The Bill, which has already been scrutinised by the Parliamentary Standing Committee on Finance, is likely to be taken up for consideration and passage in the Winter Session beginning November 22.

“The government is of the view that FDI cap in the pension should be at 26 per cent at par with the insurance sector. However, it would like to retain the flexibility of changing the cap of FDI as and when required and that is why it has not been kept as part of the bill”, an official spokesperson said.

The proposed legislation, the official said, will not provide assured returns to the subscribers of pension schemes.  The Committee, which is headed by senior BJP leader and former Finance Minister Yashwant Sinha, wanted the government to specify the FDI cap in the legislation itself and provide minimum guaranteed return to subscribers. 

The government also turned down the Committee's recommendation for allowing greater flexibility to subscribers of pension schemes for pre-mature withdrawal of funds from their accounts.

“The flexibility of withdrawals from funds under the pension scheme, however, would be tightened. It would be allowed only in case of genuine needs...It would be considered when the need is critical. It will not be allowed for frivolous reasons,” the official explained. 

The government, however, upheld the panel's suggestion to provide greater participation of the employees and stakeholders in the Pension Advisory Committee, the official said.
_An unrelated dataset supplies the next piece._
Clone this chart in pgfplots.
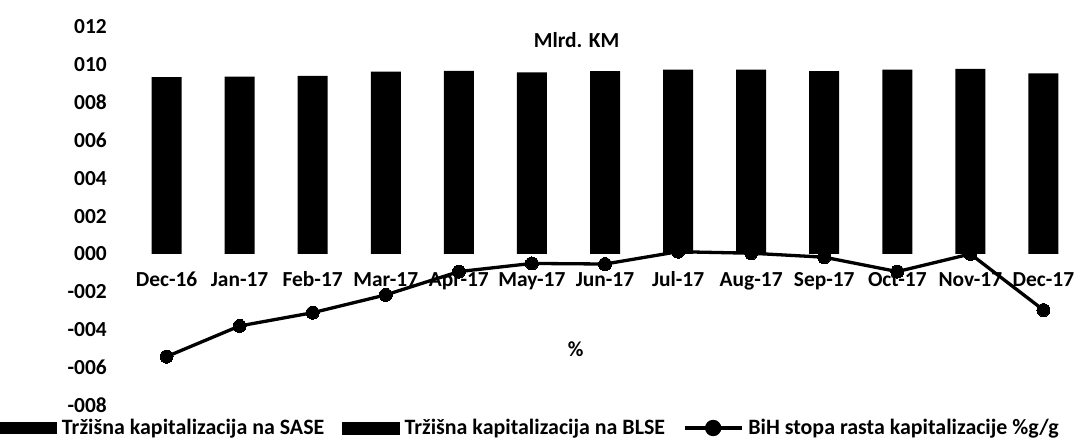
\documentclass[border=0pt]{standalone}
\usepackage{pgfplots}
\pgfplotsset{compat=1.18}
\usepackage{fontspec}
\setmainfont{Carlito}
\pgfplotsset{
  layers/mylayers/.define layer set={axis background,axis grid,axis ticks,axis lines,axis tick labels,main,axis descriptions,axis foreground}{},
}
\newcommand{\cf}{\fontsize{21.5}{24}\selectfont\bfseries}
\newcommand{\lf}{\fontsize{22}{24}\selectfont\bfseries}
\begin{document}
\begin{tikzpicture}
\begin{axis}[
  set layers=mylayers,
  at={(0,0)}, anchor=south west,
  scale only axis,
  width=950bp, height=378.8bp,
  xmin=-0.5, xmax=12.5,
  ymin=-8, ymax=12,
  axis x line=middle,
  hide obscured x ticks=false, hide obscured y ticks=false,
  axis line style={draw=none},
  major tick length=0pt,
  xtick={0,...,12},
  xticklabels={Dec-16,Jan-17,Feb-17,Mar-17,Apr-17,May-17,Jun-17,Jul-17,Aug-17,Sep-17,Oct-17,Nov-17,Dec-17},
  ytick={-8,-6,...,12},
  yticklabels={-008,-006,-004,-002,000,002,004,006,008,010,012},
  xticklabel style={font=\cf, anchor=north, inner sep=0pt, text height=14bp, text depth=4bp, yshift=-18.5bp},
  yticklabel style={font=\cf, anchor=east, inner sep=0pt, xshift=-23bp},
  clip=false,
  legend columns=3,
  legend style={
    at={(axis description cs:-0.13684,-0.0594)}, anchor=west,
    draw=none, fill=none, inner sep=0pt, outer sep=0pt,
    font=\lf,
    nodes={inner sep=0pt, outer sep=0pt},
    /tikz/every odd column/.append style={column sep=5bp},
    /tikz/every even column/.append style={column sep=18bp},
  },
]
\addplot[ybar, bar width=30bp, fill=black, draw=none,
  legend image code/.code={\fill[black] (0bp,-6bp) rectangle (57bp,6bp);}]
  coordinates {(0,9.34) (1,9.37) (2,9.41) (3,9.63) (4,9.67) (5,9.59) (6,9.65)
               (7,9.74) (8,9.74) (9,9.65) (10,9.74) (11,9.77) (12,9.54)};
\addlegendentry{Tržišna kapitalizacija na SASE}
\addlegendimage{legend image code/.code={\fill[black] (0bp,-6bp) rectangle (57bp,6bp);}}
\addlegendentry{Tržišna kapitalizacija na BLSE}
\addplot[black, line width=3.3bp, mark=*, mark size=6.5bp, mark options={fill=black, draw=black, line width=0pt},
  legend image code/.code={\draw[black, line width=3.3bp] (0bp,0bp) -- (57bp,0bp); \fill[black] (28.5bp,0bp) circle (6.5bp);}]
  coordinates {(0,-5.42) (1,-3.80) (2,-3.10) (3,-2.16) (4,-0.93) (5,-0.50) (6,-0.53)
               (7,0.12) (8,0.04) (9,-0.17) (10,-0.93) (11,0.0) (12,-2.96)};
\addlegendentry{BiH stopa rasta kapitalizacije \%g/g}
\node[font=\cf] at (axis cs:5.61,11.3) {Mlrd. KM};
\node[font=\cf] at (axis cs:5.6,-5.02) {\%};
\end{axis}
\pgfresetboundingbox
\useasboundingbox (-130bp,-34.5bp) rectangle (950bp,405.5bp);
\end{tikzpicture}
\end{document}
The Bill, which was introduced in the Lok Sabha on March 2011, was referred to the Standing Committee for consideration.

The government, it may be mentioned, has not been able to raise FDI in insurance from 26 per cent to 49 per cent because the changes require amendments in law. The Insurance (Amendment) Bill has been pending since 2008. 

Once the FDI caps are mentioned in the regulations, it would be easier for the government to modify the ceilings, as and when needed, through an executive order.